過去の会話シーンで当時を表すキーワードがちょこちょこ挟まれるのですがそれが非常に不自然、さらにファッションもただ”当時の古着を着させられているだけ”といった借り物感が酷く何だかちぐはぐです。とにかく”この時代はこうだった”といちいち説明させられているようで逆にストーリーを邪魔をしているように感じてしまいました。軸となる90年代に物語が遡るのも映画中盤になってからと大分遅め。

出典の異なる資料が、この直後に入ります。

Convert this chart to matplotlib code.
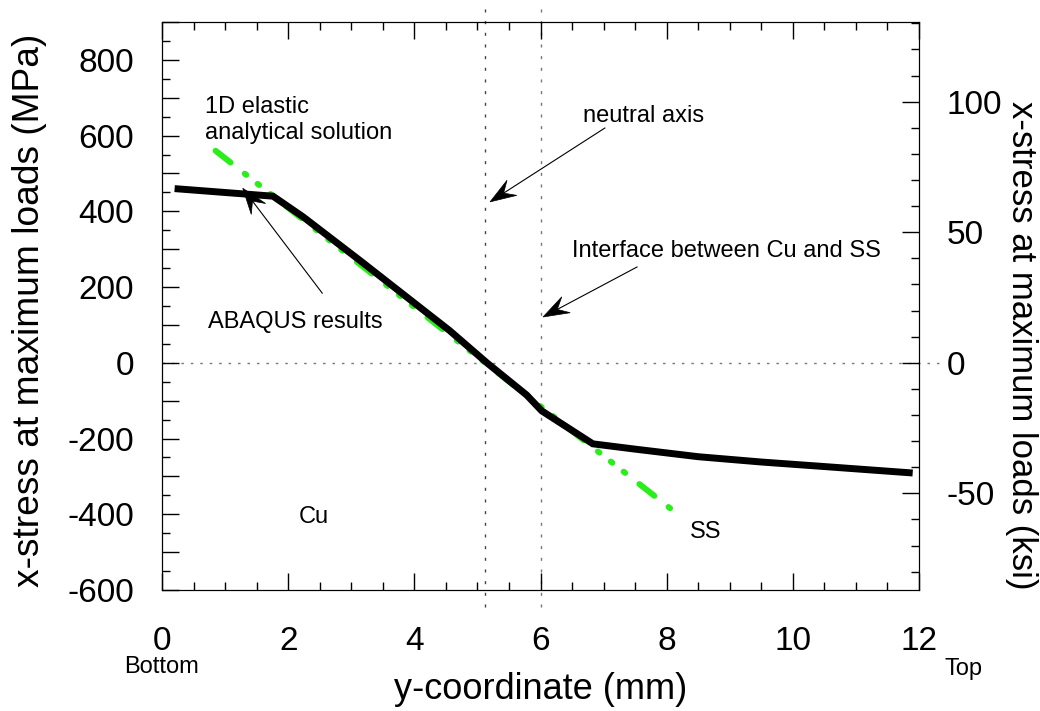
import numpy as np
import matplotlib
matplotlib.use("Agg")
import matplotlib.pyplot as plt
from matplotlib.ticker import MultipleLocator, FuncFormatter
from matplotlib.patches import Polygon
from matplotlib.transforms import IdentityTransform

plt.rcParams['font.family'] = ['Liberation Sans', 'DejaVu Sans']
plt.rcParams['axes.unicode_minus'] = False
plt.rcParams['lines.scale_dashes'] = False

# ABAQUS results (black)
abaqus_y = [0.2, 1.76, 2.24, 3.14, 4.56, 5.15, 5.78, 6.02, 6.83, 7.5, 8.5, 9.5, 10.5, 11.9]
abaqus_s = [460, 440, 385, 270, 85, 0, -85, -127, -214, -228, -248, -262, -274, -291]

# 1D elastic analytical solution (green)
elastic_y = [0.85, 8.1]
elastic_s = [560, -390]

neutral_axis = 5.12
interface = 6.0
MPA_PER_KSI = 6.895

fig = plt.figure(figsize=(10.4, 7.11), dpi=100)
ax = fig.add_axes([162/1040, 121/711, 757/1040, 568/711])
ax.set_xlim(0, 12)
ax.set_ylim(-600, 900)

# dotted reference lines (run a bit past the frame)
ax.plot([neutral_axis, neutral_axis], [-645, 945], color='#444444', lw=1,
        dashes=(2.2, 6.2), clip_on=False, zorder=1)
ax.plot([interface, interface], [-645, 945], color='#777777', lw=1,
        dashes=(2.2, 6.2), clip_on=False, zorder=1)
ax.plot([0, 12.33], [0, 0], color='#777777', lw=1, dashes=(1.8, 5),
        clip_on=False, zorder=1)

ax.plot(elastic_y, elastic_s, color='#2aee1a', lw=4.3, dash_capstyle='round',
        dashes=(13.7, 13, 1.4, 10.4, 1.4, 10.4, 1.4, 13), zorder=2)
ax.plot(abaqus_y, abaqus_s, color='black', lw=5, solid_joinstyle='miter',
        solid_capstyle='butt', zorder=3)

# ticks
ax.xaxis.set_major_locator(MultipleLocator(2))
ax.xaxis.set_minor_locator(MultipleLocator(0.5))
ax.yaxis.set_major_locator(MultipleLocator(100))
ax.yaxis.set_minor_locator(MultipleLocator(50))
ax.yaxis.set_major_formatter(FuncFormatter(lambda v, p: '%d' % v if round(v) % 200 == 0 else ''))
ax.tick_params(which='both', direction='in', top=True, right=False, width=1)
ax.tick_params(which='major', length=12)
ax.tick_params(which='minor', length=6)
ax.tick_params(axis='x', labelsize=24, pad=26)
ax.tick_params(axis='y', labelsize=24, pad=20)

ax2 = ax.twinx()
ax2.set_ylim(-600/MPA_PER_KSI, 900/MPA_PER_KSI)
ax2.yaxis.set_major_locator(MultipleLocator(50))
ax2.yaxis.set_minor_locator(MultipleLocator(10))
ax2.tick_params(which='both', direction='in', width=1)
ax2.tick_params(which='major', length=12, labelsize=24, pad=20)
ax2.tick_params(which='minor', length=6)

ax.set_xlabel('y-coordinate (mm)', fontsize=26)
ax.xaxis.set_label_coords(0.5, -0.176)
ax.xaxis.label.set_va('center')
ax.set_ylabel('x-stress at maximum loads (MPa)', fontsize=26.7)
ax.yaxis.set_label_coords(-0.1744, 0.493)
ax.yaxis.label.set_va('center')
ax2.set_ylabel('x-stress at maximum loads (ksi)', fontsize=25, rotation=270)
ax2.yaxis.set_label_coords(1.136, 0.431)
ax2.yaxis.label.set_va('center')
ax2.yaxis.label.set_ha('center')

# annotations
fs = 17
ax.text(0.68, 660, '1D elastic', fontsize=fs, va='baseline')
ax.text(0.68, 591, 'analytical solution', fontsize=fs, va='baseline')
ax.text(6.67, 636, 'neutral axis', fontsize=fs, va='baseline')
ax.text(6.50, 279, 'Interface between Cu and SS', fontsize=fs, va='baseline')
ax.text(0.73, 92, 'ABAQUS results', fontsize=fs, va='baseline')
ax.text(2.16, -423, 'Cu', fontsize=fs, va='baseline')
ax.text(8.37, -463, 'SS', fontsize=fs, va='baseline')
ax.text(0, -819, 'Bottom', fontsize=fs, ha='center', va='baseline', clip_on=False)
ax.text(12.41, -825, 'Top', fontsize=fs, va='baseline', clip_on=False)

arrows = [((7.02, 620), (5.20, 425)),
          ((7.53, 253), (6.04, 121)),
          ((2.54, 184), (1.28, 461))]
for tail, tip in arrows:
    p0 = ax.transData.transform(tail)
    p1 = ax.transData.transform(tip)
    u = (p1 - p0) / np.hypot(*(p1 - p0))
    n = np.array([-u[1], u[0]])
    L, W = 26, 9
    back = p1 - 0.62 * L * u
    bx, by = ax.transData.inverted().transform(back)
    ax.plot([tail[0], bx], [tail[1], by], color='black', lw=0.8, zorder=4)
    head = np.array([p1, p1 - L * u + W * n, back, p1 - L * u - W * n])
    fig.patches.append(Polygon(head, closed=True, transform=IdentityTransform(),
                               facecolor='black', edgecolor='black', lw=0.5,
                               figure=fig))

fig.savefig('out.png', dpi=100)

自分のようにこの物語の主人公と同世代の人であれば共感する部分もありますが、逆に当時をわかっていればいるほど粗が目立つように感じるのではないでしょうか。それでも小沢健二が流れれば条件反射で鳥肌は立ってしまいますし懐かしい気持ちにもなります、現代と過去で画面のサイズがシネスコからブラウン管の比率に変わる仕掛けも非常に面白い、ただそれだけに勿体無い!と思う部分がより強調されてしまう作品でした。
結論から言ってしまうとこの作品は90年代カルチャーの入門書としては非常にパンチが弱いです。正直この作品に”90年代カルチャーに対する愛”は感じることは出来ませんでした。もちろんもともとの原作自体は素晴らしく”90年代カルチャー”といった要素も、あくまで物語の付加的なものに過ぎません(少なくとも自分はそう感じています)。しかし映画化をするにあたって”90年代カルチャー”といった部分をフィーチャーするのであればもっとしっかりと作り込むべきだと個人的には強く思います。その部分を作品に落とし込むことが出来ず上辺だけをなぞった形になったことで、先ほども触れたような”会話の不自然さ”だったり”ファッションの借り物感”が生まれてしまったのだと思います。
映画としての素晴らしさ
と、ここまで多少厳しいことばかり書いてきましたが、作品自体はしっかりと楽しむことが出来ました。特に俳優陣の芝居は本当に素晴らしく20代〜40代を驚くほど見事に演じ分ける森山未來や、伊藤沙莉の感情の揺れ動く演技はまさに圧巻、そして東出昌大のチャラ男っぷりはとにかく一見の価値ありです!初めはどうなることかと思って見始めた作品でしたが、陰湿な雰囲気の現代から過去に遡るにつれ作品の雰囲気が明るくなっていく構成は見ていて非常に気持ちの良いものでした。ただストーリーも必然的に少しずつ遡っていくので、そこは演出とはいえ多少感情移入しづらい部分ではありましたが。
原作ありきの作品の映像化が難しいことは重々承知していますし原作と映画は別物ということもわかっています。しかし自分のように原作が大好きだったり作品に対する期待値が上がってしまった人にとっては多少の肩透かしを食らうかもしれません。ただ全編を通して見てみれば映画としてしっかりエンターテイメントしていますし、最後まで楽しむことが出来る素晴らしい作品だったと思います。90年代に全く馴染みが無い人がこの作品を見て当時のカルチャーを理解することは難しいと思いますがこの作品をきっかけに少しでも興味を持ち、何かひっかかるようなキーワードがあれば調べてみるのも面白いかもしれません。